Records follow. Select each line holding "this".

Input rows:
•••••
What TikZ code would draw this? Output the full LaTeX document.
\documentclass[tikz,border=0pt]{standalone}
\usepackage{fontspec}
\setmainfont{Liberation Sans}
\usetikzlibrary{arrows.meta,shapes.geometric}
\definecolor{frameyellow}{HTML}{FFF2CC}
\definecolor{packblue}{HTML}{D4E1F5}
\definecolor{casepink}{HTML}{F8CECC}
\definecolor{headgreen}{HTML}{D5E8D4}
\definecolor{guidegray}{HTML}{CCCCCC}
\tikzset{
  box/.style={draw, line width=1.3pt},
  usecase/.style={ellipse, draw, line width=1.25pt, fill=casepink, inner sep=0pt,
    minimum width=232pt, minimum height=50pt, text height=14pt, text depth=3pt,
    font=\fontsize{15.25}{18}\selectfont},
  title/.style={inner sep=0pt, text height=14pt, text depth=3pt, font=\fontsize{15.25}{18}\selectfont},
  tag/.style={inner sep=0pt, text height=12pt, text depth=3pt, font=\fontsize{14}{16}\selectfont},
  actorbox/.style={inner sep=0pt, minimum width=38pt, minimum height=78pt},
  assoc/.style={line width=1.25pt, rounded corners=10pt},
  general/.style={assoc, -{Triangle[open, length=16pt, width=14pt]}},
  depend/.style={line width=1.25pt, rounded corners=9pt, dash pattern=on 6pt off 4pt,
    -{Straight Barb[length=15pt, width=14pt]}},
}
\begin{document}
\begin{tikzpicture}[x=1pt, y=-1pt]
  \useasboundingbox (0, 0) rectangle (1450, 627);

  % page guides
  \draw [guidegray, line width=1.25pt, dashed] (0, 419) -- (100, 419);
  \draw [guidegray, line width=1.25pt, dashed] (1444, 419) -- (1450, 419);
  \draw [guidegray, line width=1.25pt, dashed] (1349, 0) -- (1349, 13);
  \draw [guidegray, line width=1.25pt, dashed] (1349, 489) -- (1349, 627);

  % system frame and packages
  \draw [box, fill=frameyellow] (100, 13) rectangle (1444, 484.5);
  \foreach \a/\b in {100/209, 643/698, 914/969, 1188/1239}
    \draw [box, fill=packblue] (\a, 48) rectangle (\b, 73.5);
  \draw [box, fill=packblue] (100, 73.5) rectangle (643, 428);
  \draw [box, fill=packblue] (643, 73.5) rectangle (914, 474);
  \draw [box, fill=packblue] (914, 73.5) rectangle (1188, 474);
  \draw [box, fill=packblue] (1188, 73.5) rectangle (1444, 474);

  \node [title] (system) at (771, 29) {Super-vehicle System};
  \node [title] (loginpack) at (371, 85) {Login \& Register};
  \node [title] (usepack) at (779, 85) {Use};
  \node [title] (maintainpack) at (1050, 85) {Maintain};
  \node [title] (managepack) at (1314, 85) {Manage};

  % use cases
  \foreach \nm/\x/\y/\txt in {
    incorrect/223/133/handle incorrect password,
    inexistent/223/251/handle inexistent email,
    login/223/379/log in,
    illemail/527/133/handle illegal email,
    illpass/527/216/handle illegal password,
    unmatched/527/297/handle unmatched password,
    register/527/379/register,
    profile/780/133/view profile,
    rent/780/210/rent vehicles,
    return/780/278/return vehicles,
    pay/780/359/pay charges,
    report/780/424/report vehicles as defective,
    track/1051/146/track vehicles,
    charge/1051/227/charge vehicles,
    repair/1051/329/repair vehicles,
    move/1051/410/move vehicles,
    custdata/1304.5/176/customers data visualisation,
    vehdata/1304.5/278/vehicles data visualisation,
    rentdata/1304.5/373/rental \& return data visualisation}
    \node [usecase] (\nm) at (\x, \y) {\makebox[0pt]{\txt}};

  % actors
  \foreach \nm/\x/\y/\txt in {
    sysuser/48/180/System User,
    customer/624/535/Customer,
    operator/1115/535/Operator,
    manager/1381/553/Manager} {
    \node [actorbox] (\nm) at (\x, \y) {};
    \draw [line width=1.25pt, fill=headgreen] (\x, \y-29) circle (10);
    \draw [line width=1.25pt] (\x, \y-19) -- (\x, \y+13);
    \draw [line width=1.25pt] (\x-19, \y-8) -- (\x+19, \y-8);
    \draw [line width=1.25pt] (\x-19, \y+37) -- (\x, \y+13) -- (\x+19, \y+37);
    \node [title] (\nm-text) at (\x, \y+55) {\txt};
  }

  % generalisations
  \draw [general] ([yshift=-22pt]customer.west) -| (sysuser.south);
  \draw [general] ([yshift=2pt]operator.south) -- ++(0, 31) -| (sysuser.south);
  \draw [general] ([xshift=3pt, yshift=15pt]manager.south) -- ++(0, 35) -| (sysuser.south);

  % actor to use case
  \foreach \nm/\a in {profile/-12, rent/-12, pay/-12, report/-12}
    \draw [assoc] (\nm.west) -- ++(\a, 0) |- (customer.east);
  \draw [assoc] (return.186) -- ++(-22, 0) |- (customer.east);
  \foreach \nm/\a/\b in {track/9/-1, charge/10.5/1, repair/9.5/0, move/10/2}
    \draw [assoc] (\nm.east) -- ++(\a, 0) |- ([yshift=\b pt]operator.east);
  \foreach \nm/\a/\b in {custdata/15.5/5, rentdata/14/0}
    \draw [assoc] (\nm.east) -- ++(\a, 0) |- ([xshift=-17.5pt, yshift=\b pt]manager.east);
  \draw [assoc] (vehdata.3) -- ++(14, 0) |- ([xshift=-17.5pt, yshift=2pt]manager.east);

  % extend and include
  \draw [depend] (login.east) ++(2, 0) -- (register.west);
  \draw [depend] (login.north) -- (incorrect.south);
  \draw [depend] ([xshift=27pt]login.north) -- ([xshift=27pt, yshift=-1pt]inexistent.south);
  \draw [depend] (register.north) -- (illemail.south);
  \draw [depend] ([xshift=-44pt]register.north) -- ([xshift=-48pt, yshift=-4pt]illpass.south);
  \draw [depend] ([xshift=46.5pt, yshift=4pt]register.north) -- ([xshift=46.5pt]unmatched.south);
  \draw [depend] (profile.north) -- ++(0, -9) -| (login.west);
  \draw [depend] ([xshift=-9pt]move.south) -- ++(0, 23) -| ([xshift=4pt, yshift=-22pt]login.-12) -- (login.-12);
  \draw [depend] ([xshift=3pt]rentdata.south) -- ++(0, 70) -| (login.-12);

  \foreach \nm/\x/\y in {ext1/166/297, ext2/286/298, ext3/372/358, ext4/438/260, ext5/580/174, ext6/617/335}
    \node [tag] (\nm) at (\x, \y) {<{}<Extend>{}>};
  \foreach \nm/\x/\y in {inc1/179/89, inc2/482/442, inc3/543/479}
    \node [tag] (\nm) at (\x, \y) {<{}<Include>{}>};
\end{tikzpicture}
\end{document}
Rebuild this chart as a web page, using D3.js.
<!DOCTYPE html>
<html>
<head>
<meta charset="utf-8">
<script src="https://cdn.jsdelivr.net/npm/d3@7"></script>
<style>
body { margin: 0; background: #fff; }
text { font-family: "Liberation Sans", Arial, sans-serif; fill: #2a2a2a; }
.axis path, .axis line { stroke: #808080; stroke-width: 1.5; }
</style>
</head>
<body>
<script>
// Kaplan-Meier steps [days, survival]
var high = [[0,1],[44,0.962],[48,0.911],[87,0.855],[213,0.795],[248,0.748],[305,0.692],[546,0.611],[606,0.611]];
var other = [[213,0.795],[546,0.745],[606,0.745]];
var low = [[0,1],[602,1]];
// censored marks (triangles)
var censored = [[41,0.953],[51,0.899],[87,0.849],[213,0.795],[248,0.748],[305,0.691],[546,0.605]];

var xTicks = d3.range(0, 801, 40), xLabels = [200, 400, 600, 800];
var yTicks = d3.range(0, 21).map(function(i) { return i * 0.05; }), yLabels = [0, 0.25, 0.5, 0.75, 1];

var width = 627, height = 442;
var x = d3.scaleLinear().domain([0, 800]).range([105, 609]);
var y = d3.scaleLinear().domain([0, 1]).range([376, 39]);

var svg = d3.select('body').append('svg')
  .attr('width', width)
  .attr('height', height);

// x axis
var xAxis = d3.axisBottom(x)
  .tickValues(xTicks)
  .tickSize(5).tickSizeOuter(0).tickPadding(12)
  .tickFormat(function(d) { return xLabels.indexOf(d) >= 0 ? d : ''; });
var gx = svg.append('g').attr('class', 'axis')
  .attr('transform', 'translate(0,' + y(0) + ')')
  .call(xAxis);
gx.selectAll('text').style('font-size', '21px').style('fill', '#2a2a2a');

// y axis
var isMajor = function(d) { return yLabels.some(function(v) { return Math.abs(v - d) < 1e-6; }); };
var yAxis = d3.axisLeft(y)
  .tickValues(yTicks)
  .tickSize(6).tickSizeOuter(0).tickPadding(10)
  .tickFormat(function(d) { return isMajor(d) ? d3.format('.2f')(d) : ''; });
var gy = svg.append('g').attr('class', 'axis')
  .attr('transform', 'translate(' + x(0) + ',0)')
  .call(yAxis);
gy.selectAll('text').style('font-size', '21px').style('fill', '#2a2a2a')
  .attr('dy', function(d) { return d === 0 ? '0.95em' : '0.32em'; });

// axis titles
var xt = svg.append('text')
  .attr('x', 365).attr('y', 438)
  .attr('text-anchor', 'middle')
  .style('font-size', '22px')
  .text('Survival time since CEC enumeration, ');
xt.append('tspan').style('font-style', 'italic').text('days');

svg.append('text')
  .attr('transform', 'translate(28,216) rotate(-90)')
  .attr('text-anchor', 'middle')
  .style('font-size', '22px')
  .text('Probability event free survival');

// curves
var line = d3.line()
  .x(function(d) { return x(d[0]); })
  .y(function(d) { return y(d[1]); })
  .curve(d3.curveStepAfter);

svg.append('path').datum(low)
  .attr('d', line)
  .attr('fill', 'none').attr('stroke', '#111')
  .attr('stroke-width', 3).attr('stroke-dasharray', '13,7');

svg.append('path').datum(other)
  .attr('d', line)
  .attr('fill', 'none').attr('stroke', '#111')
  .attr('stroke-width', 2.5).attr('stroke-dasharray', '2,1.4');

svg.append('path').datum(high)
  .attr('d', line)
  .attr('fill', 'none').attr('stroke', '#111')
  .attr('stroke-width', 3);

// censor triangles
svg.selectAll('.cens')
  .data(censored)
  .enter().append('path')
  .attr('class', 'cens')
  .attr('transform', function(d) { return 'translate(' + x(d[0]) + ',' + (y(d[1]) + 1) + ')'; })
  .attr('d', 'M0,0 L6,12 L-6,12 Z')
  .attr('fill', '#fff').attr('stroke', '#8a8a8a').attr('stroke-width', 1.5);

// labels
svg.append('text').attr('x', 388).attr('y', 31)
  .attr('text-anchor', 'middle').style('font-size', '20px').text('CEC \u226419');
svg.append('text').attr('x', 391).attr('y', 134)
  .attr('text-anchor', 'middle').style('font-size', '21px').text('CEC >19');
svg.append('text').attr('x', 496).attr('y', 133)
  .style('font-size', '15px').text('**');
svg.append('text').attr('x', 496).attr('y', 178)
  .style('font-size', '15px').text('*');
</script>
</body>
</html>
•••••
The solution:
What TikZ code would draw this? Output the full LaTeX document.
Rebuild this chart as a web page, using D3.js.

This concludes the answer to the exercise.